>> START

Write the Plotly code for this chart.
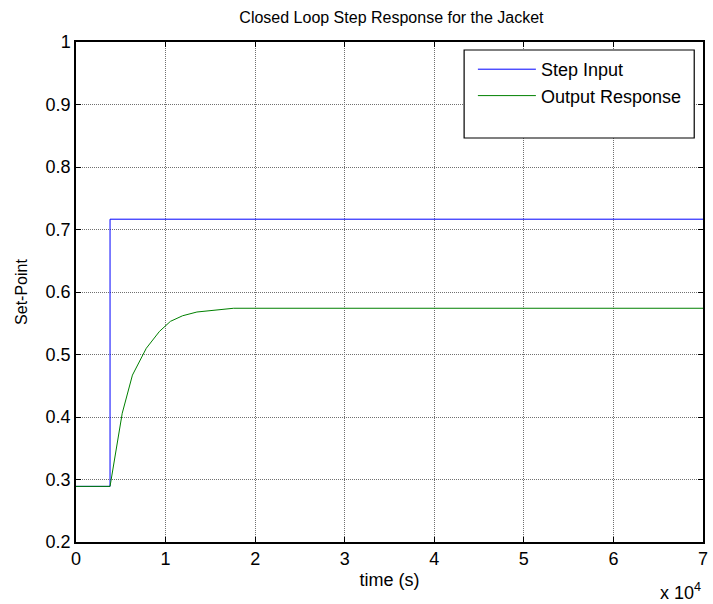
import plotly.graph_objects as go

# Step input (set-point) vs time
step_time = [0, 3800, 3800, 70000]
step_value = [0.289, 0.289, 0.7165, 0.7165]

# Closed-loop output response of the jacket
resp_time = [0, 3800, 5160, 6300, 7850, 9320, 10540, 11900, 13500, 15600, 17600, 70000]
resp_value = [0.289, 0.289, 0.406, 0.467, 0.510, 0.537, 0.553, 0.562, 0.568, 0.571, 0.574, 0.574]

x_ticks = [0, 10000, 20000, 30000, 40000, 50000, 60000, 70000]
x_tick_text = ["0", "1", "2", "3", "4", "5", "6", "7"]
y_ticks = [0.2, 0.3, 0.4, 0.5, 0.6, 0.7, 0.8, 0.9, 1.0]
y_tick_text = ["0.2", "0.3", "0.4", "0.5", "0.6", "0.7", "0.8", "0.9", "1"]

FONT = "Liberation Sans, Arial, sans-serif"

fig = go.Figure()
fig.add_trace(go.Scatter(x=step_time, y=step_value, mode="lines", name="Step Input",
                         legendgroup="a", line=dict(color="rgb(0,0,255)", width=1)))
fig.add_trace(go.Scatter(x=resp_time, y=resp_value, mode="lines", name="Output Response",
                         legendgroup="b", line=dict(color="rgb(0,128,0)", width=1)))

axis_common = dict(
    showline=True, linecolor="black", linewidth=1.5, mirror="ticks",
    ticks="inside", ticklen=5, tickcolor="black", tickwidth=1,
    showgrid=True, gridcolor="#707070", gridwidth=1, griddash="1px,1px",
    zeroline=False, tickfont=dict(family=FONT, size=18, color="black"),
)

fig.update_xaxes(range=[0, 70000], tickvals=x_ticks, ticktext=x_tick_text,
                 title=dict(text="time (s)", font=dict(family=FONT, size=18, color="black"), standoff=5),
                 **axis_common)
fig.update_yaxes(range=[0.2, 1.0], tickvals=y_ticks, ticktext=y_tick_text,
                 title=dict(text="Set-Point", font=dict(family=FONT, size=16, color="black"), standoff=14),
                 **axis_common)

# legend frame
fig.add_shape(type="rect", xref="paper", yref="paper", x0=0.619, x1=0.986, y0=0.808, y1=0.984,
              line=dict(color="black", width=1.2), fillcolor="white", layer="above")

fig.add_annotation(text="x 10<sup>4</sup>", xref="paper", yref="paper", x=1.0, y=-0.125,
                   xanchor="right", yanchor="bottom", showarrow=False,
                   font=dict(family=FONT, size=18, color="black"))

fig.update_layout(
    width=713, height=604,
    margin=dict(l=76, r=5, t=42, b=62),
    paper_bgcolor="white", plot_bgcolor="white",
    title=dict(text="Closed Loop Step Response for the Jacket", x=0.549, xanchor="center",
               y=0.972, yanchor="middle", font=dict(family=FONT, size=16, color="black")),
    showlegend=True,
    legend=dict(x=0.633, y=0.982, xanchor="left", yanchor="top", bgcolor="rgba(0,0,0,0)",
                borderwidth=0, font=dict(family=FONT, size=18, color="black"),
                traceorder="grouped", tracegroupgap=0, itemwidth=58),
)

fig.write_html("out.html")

>> END

(Directions) Restate, line by line and word for word, everything from the top of the material through the line that contains "0.571, 0.574, 0.574]". Leave pictures out.

(Exercise response)
Write the Plotly code for this chart.
import plotly.graph_objects as go

# Step input (set-point) vs time
step_time = [0, 3800, 3800, 70000]
step_value = [0.289, 0.289, 0.7165, 0.7165]

# Closed-loop output response of the jacket
resp_time = [0, 3800, 5160, 6300, 7850, 9320, 10540, 11900, 13500, 15600, 17600, 70000]
resp_value = [0.289, 0.289, 0.406, 0.467, 0.510, 0.537, 0.553, 0.562, 0.568, 0.571, 0.574, 0.574]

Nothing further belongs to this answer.